Выбрать главу

— Рикар! А что говорят приметы, ежели, к примеру, под тем долгоцветом мужика бородатого с топором в голове найдут?

— А вот о такой примете я и не слыхивал, господин, — ответил здоровяк, поспешно подавая коня в сторону. — Брешут, наверно…

* * *

По возвращении в форт я остался во дворе — особых дел не было, и я оказался предоставлен самому себе, чем и не замедлил воспользоваться. Работы по возведению защитной стены были временно приостановлены, и я с удобством расположился на вершине стены. Царившее здесь спокойствие идеально подходило для моих целей, а высоко вздымающаяся стена открывала широкие возможности для обзора.

Лучшего наблюдательного пункта не найти — отсюда я, не отвлекаясь от дел, свободно охватывал взглядом двор и солидный кусок ущелья и мог контролировать ход работ. За ночь ветер сменил направление и теперь тщетно бился о северную стену Подковы, не попадая в ущелье. Сразу ощутимо потеплело.

По обе стороны стены деловито сновали люди, торопясь переделать как можно больше дел до прихода темноты. На вчерашнем сборе я приказал сосредоточить все усилия на мелких, но крайне важных для нашего выживания работах — обустройстве пещеры и прилегающей к ней пристройки. Ну и самое главное — я громогласно объявил день хомяка.

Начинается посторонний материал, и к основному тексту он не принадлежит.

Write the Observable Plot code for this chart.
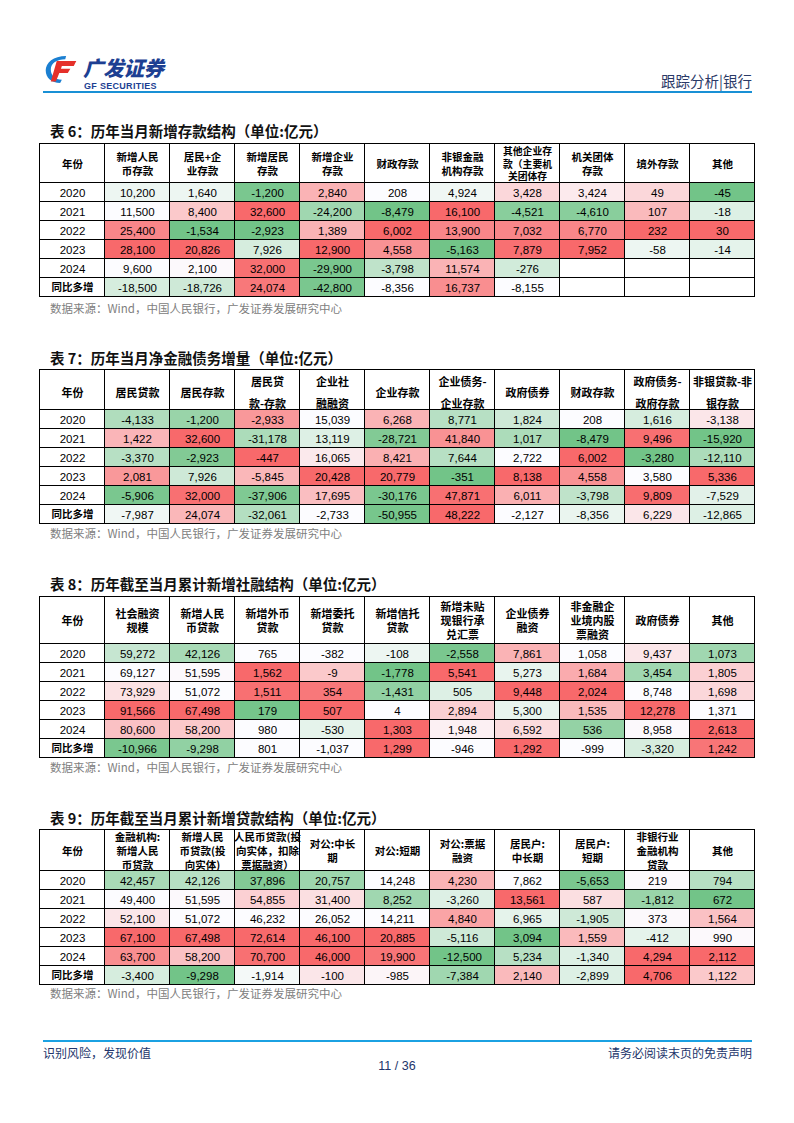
<!DOCTYPE html>
<html><head><meta charset="utf-8">
<script src="https://cdn.jsdelivr.net/npm/d3@7"></script>
<script src="https://cdn.jsdelivr.net/npm/@observablehq/plot@0.6"></script>
<style>
body{margin:0;background:#fff;}
#page{position:relative;width:794px;height:1123px;overflow:hidden;font-family:"Noto Sans CJK SC","Noto Sans",sans-serif;background:#fff;}
.abs{position:absolute;white-space:nowrap;}
.title{left:50px;font-size:14.5px;font-weight:bold;color:#111;line-height:18px;}
.src{left:50px;font-size:11.5px;color:#808080;line-height:14px;}
.navy{color:#22356b;}
</style></head><body><div id="page">
<svg class="abs" style="left:44px;top:55px" width="34" height="29" viewBox="0 0 40 34">
  <path d="M26,1 C11,1 2,9 2,18 C2,27 9,33 19,33 L21,29 C13,29 8,24 8,17 C8,10 15,5 25,5 Z" fill="#1b7fd1"/>
  <path d="M15,7 L38,7 L35,13 L21,13 L20,16 L31,16 L28,21 L18,21 L14,31 L8,31 Z" fill="#e5302a"/>
</svg>
<div class="abs navy" style="left:83px;top:57px;font-size:20.5px;line-height:20px;font-weight:900;font-style:italic;letter-spacing:-0.3px;color:#1d3f92">广发证券</div>
<div class="abs navy" style="left:84px;top:82px;font-size:9px;line-height:9px;font-weight:bold;font-family:'Liberation Sans',Arial,sans-serif;letter-spacing:0.3px;color:#1d3f92">GF SECURITIES</div>
<div class="abs navy" style="right:42px;top:70px;font-size:14.5px;color:#2b3a67">跟踪分析|银行</div>
<div class="abs" style="left:43px;top:91px;width:709px;height:1.5px;background:#1990d5"></div>

<div class="abs title" style="top:122px">表 6：历年当月新增存款结构（单位:亿元）</div>
<div class="abs src" style="top:301px">数据来源：Wind，中国人民银行，广发证券发展研究中心</div>
<div class="abs title" style="top:349px">表 7：历年当月净金融债务增量（单位:亿元）</div>
<div class="abs src" style="top:526px">数据来源：Wind，中国人民银行，广发证券发展研究中心</div>
<div class="abs title" style="top:575px">表 8：历年截至当月累计新增社融结构（单位:亿元）</div>
<div class="abs src" style="top:760px">数据来源：Wind，中国人民银行，广发证券发展研究中心</div>
<div class="abs title" style="top:809px">表 9：历年截至当月累计新增贷款结构（单位:亿元）</div>
<div class="abs src" style="top:986px">数据来源：Wind，中国人民银行，广发证券发展研究中心</div>

<div class="abs" style="left:43px;top:1040px;width:709px;height:1.5px;background:#1ba1e2"></div>
<div class="abs navy" style="left:43px;top:1044px;font-size:12px">识别风险，发现价值</div>
<div class="abs navy" style="right:42px;top:1044px;font-size:12px">请务必阅读末页的免责声明</div>
<div class="abs navy" style="left:0;width:794px;text-align:center;top:1059px;font-size:12.5px;font-family:'Liberation Sans',Arial,sans-serif">11 / 36</div>
</div>
<script>
// ---------- Data ----------
const rowLabels = ["2020", "2021", "2022", "2023", "2024", "同比多增"];

const t6Cols = ["年份", "新增人民\n币存款", "居民+企\n业存款", "新增居民\n存款", "新增企业\n存款", "财政存款", "非银金融\n机构存款", "其他企业存\n款（主要机\n关团体存", "机关团体\n存款", "境外存款", "其他"];
const t6Values = [
  [10200, 1640, -1200, 2840, 208, 4924, 3428, 3424, 49, -45],
  [11500, 8400, 32600, -24200, -8479, 16100, -4521, -4610, 107, -18],
  [25400, -1534, -2923, 1389, 6002, 13900, 7032, 6770, 232, 30],
  [28100, 20826, 7926, 12900, 4558, -5163, 7879, 7952, -58, -14],
  [9600, 2100, 32000, -29900, -3798, 11574, -276, null, null, null],
  [-18500, -18726, 24074, -42800, -8356, 16737, -8155, null, null, null]
];
// conditional-format shade: -1 green, 0 white, 1 red
const t6Heat = [
  [-0.1, -0.1, -0.85, 0.5, 0, -0.08, 0.25, 0.12, 0.25, -0.9],
  [0, 0.35, 1, -0.6, -0.9, 1, -0.75, -0.75, 0.45, -0.2],
  [0.8, -0.9, -0.9, 0.5, 1, 0.8, 0.8, 0.8, 1, 1],
  [1, 1, -0.25, 1, 0.72, -0.9, 0.95, 1, -0.1, -0.15],
  [0, 0.02, 0.95, -0.85, -0.4, 0.5, -0.28, null, null, null],
  [-0.25, -0.3, 0.9, -0.85, 0, 0.75, 0, null, null, null]
];

const t7Cols = ["年份", "居民贷款", "居民存款", "居民贷\n款-存款", "企业社\n融融资", "企业存款", "企业债务-\n企业存款", "政府债券", "财政存款", "政府债务-\n政府存款", "非银贷款-非\n银存款"];
const t7Values = [
  [-4133, -1200, -2933, 15039, 6268, 8771, 1824, 208, 1616, -3138],
  [1422, 32600, -31178, 13119, -28721, 41840, 1017, -8479, 9496, -15920],
  [-3370, -2923, -447, 16065, 8421, 7644, 2722, 6002, -3280, -12110],
  [2081, 7926, -5845, 20428, 20779, -351, 8138, 4558, 3580, 5336],
  [-5906, 32000, -37906, 17695, -30176, 47871, 6011, -3798, 9809, -7529],
  [-7987, 24074, -32061, -2733, -50955, 48222, -2127, -8356, 6229, -12865]
];
const t7Heat = [
  [-0.5, -0.65, 0.68, 0, 0.5, -0.45, -0.3, 0, -0.25, 0.15],
  [0.48, 1, -0.52, -0.2, -0.8, 0.72, -0.52, -0.9, 0.95, -0.9],
  [-0.45, -0.8, 1, 0.13, 0.52, -0.45, 0, 1, -0.9, -0.52],
  [0.68, -0.3, 0.47, 1, 1, -0.9, 1, 0.72, 0, 1],
  [-0.85, 0.95, -0.82, 0.42, -0.85, 0.95, 0.52, -0.4, 0.97, -0.17],
  [-0.08, 0.47, -0.47, 0, -0.87, 1, 0, -0.12, 0.15, -0.2]
];

const t8Cols = ["年份", "社会融资\n规模", "新增人民\n币贷款", "新增外币\n贷款", "新增委托\n贷款", "新增信托\n贷款", "新增未贴\n现银行承\n兑汇票", "企业债券\n融资", "非金融企\n业境内股\n票融资", "政府债券", "其他"];
const t8Values = [
  [59272, 42126, 765, -382, -108, -2558, 7861, 1058, 9437, 1073],
  [69127, 51595, 1562, -9, -1778, 5541, 5273, 1684, 3454, 1805],
  [73929, 51072, 1511, 354, -1431, 505, 9448, 2024, 8748, 1698],
  [91566, 67498, 179, 507, 4, 2894, 5300, 1535, 12278, 1371],
  [80600, 58200, 980, -530, 1303, 1948, 6592, 536, 8958, 2613],
  [-10966, -9298, 801, -1037, 1299, -946, 1292, -999, -3320, 1242]
];
const t8Heat = [
  [-0.35, -0.55, 0, 0, -0.1, -0.85, 0.5, 0, 0.15, -0.6],
  [0, 0.02, 1, 0.35, -0.9, 1, -0.13, 0.55, -0.6, 0.3],
  [0.18, 0, 0.95, 0.9, -0.7, -0.2, 1, 1, 0, 0.25],
  [1, 1, -0.88, 1, 0, 0.3, -0.13, 0.45, 1, 0],
  [0.4, 0.35, 0, -0.15, 1, 0.08, 0.22, -0.68, 0.02, 1],
  [-0.85, -0.7, 0, 0, 1, 0, 1, 0, -0.25, 0.92]
];

const t9Cols = ["年份", "金融机构:\n新增人民\n币贷款", "新增人民\n币贷款(投\n向实体)", "人民币贷款(投\n向实体，扣除\n票据融资）", "对公:中长\n期", "对公:短期", "对公:票据\n融资", "居民户:\n中长期", "居民户:\n短期", "非银行业\n金融机构\n贷款", "其他"];
const t9Values = [
  [42457, 42126, 37896, 20757, 14248, 4230, 7862, -5653, 219, 794],
  [49400, 51595, 54855, 31400, 8252, -3260, 13561, 587, -1812, 672],
  [52100, 51072, 46232, 26052, 14211, 4840, 6965, -1905, 373, 1564],
  [67100, 67498, 72614, 46100, 20885, -5116, 3094, 1559, -412, 990],
  [63700, 58200, 70700, 46000, 19900, -12500, 5234, -1340, 4294, 2112],
  [-3400, -9298, -1914, -100, -985, -7384, 2140, -2899, 4706, 1122]
];
const t9Heat = [
  [-0.55, -0.45, -0.8, -0.62, 0, 0.5, 0, -0.85, 0.02, -0.45],
  [0, 0.02, 0.3, 0.2, -0.6, -0.2, 1, 0.2, -0.65, -0.9],
  [0.15, 0, 0, 0, 0, 0.6, -0.15, -0.3, 0.02, 0.4],
  [1, 1, 1, 1, 1, -0.3, -0.9, 0.45, -0.15, 0.02],
  [0.75, 0.4, 0.95, 1, 0.92, -0.9, -0.45, -0.2, 1, 1],
  [-0.25, -0.9, -0.05, 0.15, 0.05, -0.6, 0.45, -0.2, 1, 0.35]
];

// ---------- Drawing ----------
const CJK = '"Noto Sans CJK SC", "Noto Sans", sans-serif';
const NUM = '"Liberation Sans", Arial, sans-serif';
const fmt = v => v.toLocaleString("en-US");
const page = document.getElementById("page");

function place(svg, top) {
  svg.style.position = "absolute";
  svg.style.left = "0px";
  svg.style.top = top + "px";
  svg.style.background = "transparent";
  svg.style.maxWidth = "none";
  page.appendChild(svg);
}

function drawTable({cols, values, heat, headTop, headH, bodyH, lineHeight, headSize, tallSize}) {
  const xScale = {domain: d3.range(cols.length), axis: null, padding: 0, round: true};
  const hdr = cols.map((t, c) => ({c, t, r: "h"}));
  const head = Plot.plot({
    width: 794, height: headH + 2,
    marginLeft: 39, marginRight: 40, marginTop: 1, marginBottom: 1,
    x: xScale,
    y: {domain: ["h"], axis: null, padding: 0, round: true},
    marks: [
      Plot.cell(hdr, {x: "c", y: "r", fill: "#fff", stroke: "#000", strokeWidth: 1, inset: 0, dx: 0.5, dy: 0.5}),
      Plot.text(hdr, {x: "c", y: "r", text: "t", fontSize: d => d.t.split("\n").length > 2 ? tallSize : headSize, fontWeight: "bold", fontFamily: CJK, lineHeight, fill: "#000", dx: 0.5, dy: 0.5})
    ]
  });
  place(head, headTop - 1);

  const cells = [];
  rowLabels.forEach((r, ri) => {
    cells.push({c: 0, r, label: r});
    values[ri].forEach((v, ci) => cells.push({c: ci + 1, r, v, h: heat[ri][ci]}));
  });
  const body = Plot.plot({
    width: 794, height: bodyH + 1,
    marginLeft: 39, marginRight: 40, marginTop: 0, marginBottom: 1,
    x: xScale,
    y: {domain: rowLabels, axis: null, padding: 0, round: true},
    color: {type: "linear", domain: [-1, 0, 1], range: ["#63BE7B", "#FCFCFF", "#F8696B"], interpolate: "rgb"},
    marks: [
      Plot.cell(cells.filter(d => d.h != null), {x: "c", y: "r", fill: "h", inset: 0, dx: 0.5, dy: 0.5}),
      Plot.cell(cells, {x: "c", y: "r", fill: "none", stroke: "#000", strokeWidth: 1, inset: 0, dx: 0.5, dy: 0.5}),
      Plot.text(cells.filter(d => d.v != null), {x: "c", y: "r", text: d => fmt(d.v), fontSize: 11.5, fontFamily: NUM, fill: "#000", dx: 0.5, dy: 1}),
      Plot.text(cells.filter(d => d.label && /^\d/.test(d.label)), {x: "c", y: "r", text: "label", fontSize: 11.5, fontFamily: NUM, fill: "#000", dx: 0.5, dy: 1}),
      Plot.text(cells.filter(d => d.label && !/^\d/.test(d.label)), {x: "c", y: "r", text: "label", fontSize: 10.5, fontWeight: "bold", fontFamily: CJK, fill: "#000", dx: 0.5, dy: 0.5})
    ]
  });
  place(body, headTop + headH);
}

drawTable({cols: t6Cols, values: t6Values, heat: t6Heat, headTop: 143, headH: 39, bodyH: 114, lineHeight: 1.3, headSize: 10.5, tallSize: 9.8});
drawTable({cols: t7Cols, values: t7Values, heat: t7Heat, headTop: 369, headH: 40, bodyH: 114, lineHeight: 1.95, headSize: 11, tallSize: 11});
drawTable({cols: t8Cols, values: t8Values, heat: t8Heat, headTop: 596, headH: 47, bodyH: 114, lineHeight: 1.3, headSize: 11, tallSize: 11});
drawTable({cols: t9Cols, values: t9Values, heat: t9Heat, headTop: 829, headH: 41, bodyH: 114, lineHeight: 1.32, headSize: 10.5, tallSize: 10.5});
</script>
</body></html>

В последние дни моя память все чаще подкидывала необычные словечки и размытые образы, значение коих лично я с легкостью осознавал и считал обыденными, но потом выяснялось, что они абсолютно непонятны для моих людей. Проблема состояла в том, что я не знал, какие из них являются обычными, а какие зарождаются лишь в моем больном рассудке, поэтому плюнул на осторожность и перестал задумываться над каждым произносимым словом.

Когда Рикар с осторожностью поинтересовался о значении слова «хомяк», я пояснил, что это мелкий зверек, внешне напоминающий крысу, селящийся в норах и отличающийся крайней запасливостью. Как оказалось, сделал я это зря — теперь несчастному Тезке не давали проходу и величали не иначе как Хомяком.

Здоровяк набивался со мной, но я решительно пресек его поползновения и в отместку за давешний разговор о женитьбе отрядил его на потрошение оставшихся ниргалов. Пусть знает, как господина втихую женить. А чтобы ему жизнь медом не казалась, дал в помощники рыжего Лени, а сам отправился на стену.

Очистив от снега участок строительного помоста, я аккуратно разложил все свои заметки о магии, пристроил на край кружку с горячим отваром и углубился в чтение, с трудом разбирая собственные каракули, сделанные по памяти. Магическое перышко отец Флатис зажал, и пришлось выцарапывать буквы обычным пером, которое запасливый Тезка неохотно достал из недр своего кладовой вместе со склянкой старых чернил. Перо нещадно ставило кляксы, но делать было нечего. Заодно узнал, что умею писать. Уже радость.

Перед тем как забраться на стену, я попросил отца Флатиса составить мне компанию, и пока он не пришел, нашлось время полистать бывший дневник не менее бывшей королевской фаворитки — исписанные ее рукой страницы я недрогнувшей рукой вырвал и отправил в печь. Так в моем распоряжении оказалось немало чистых листов. Настоящее сокровище по меркам Диких Земель. Помимо заметок о магии я скрупулезно вносил в книгу все кажущееся мне полезным или непонятным — все, что знал о повадках шурдов, обрывки сведений о сгархах. Подробно описал посетившие меня во время болезни странные сны и даже нарисовал приснившийся мне меч с волнистым лезвием.

Наспех просмотрев скупые записи о магии, я прикрыл глаза и сосредоточился на попытке узреть незримое. Так и сидел, пока на стену не забрался священник и не разрушил идиллию:

— Спишь никак? Так я тогда попозже загляну.

Открыв глаза, я укоризненно взглянул на зловредного святошу и ответил:

— Вот, пытаюсь узреть эти ваши магические потоки и узлы.

Хмыкнув, священник покрутил головой по сторонам и, ткнув пальцем под ноги, спросил:

— Видишь?

Внимательно осмотрев палец священника и то место, куда он указывал, я был вынужден признаться, что не вижу ничего интересного, если только старче не имеет в виду отпечатавшийся в грязном снегу след здоровенного сапога. Святой отец в сердцах сплюнул, подняв лицо к небу, попросил Создателя вразумить скудоумных и одарить терпением его верных служителей.

За прошедшие месяцы я уже успел привыкнуть к такой манере общения и спокойно дожидался окончания патетической речи. Поняв, что меня таким образом не пронять, священник, похоже, смирился со своей участью и, глубоко вздохнув, пояснил:

— Полностью глаза не закрывай. Веки чуть опусти и самым краешком глаза посмотри на то место, куда я указал.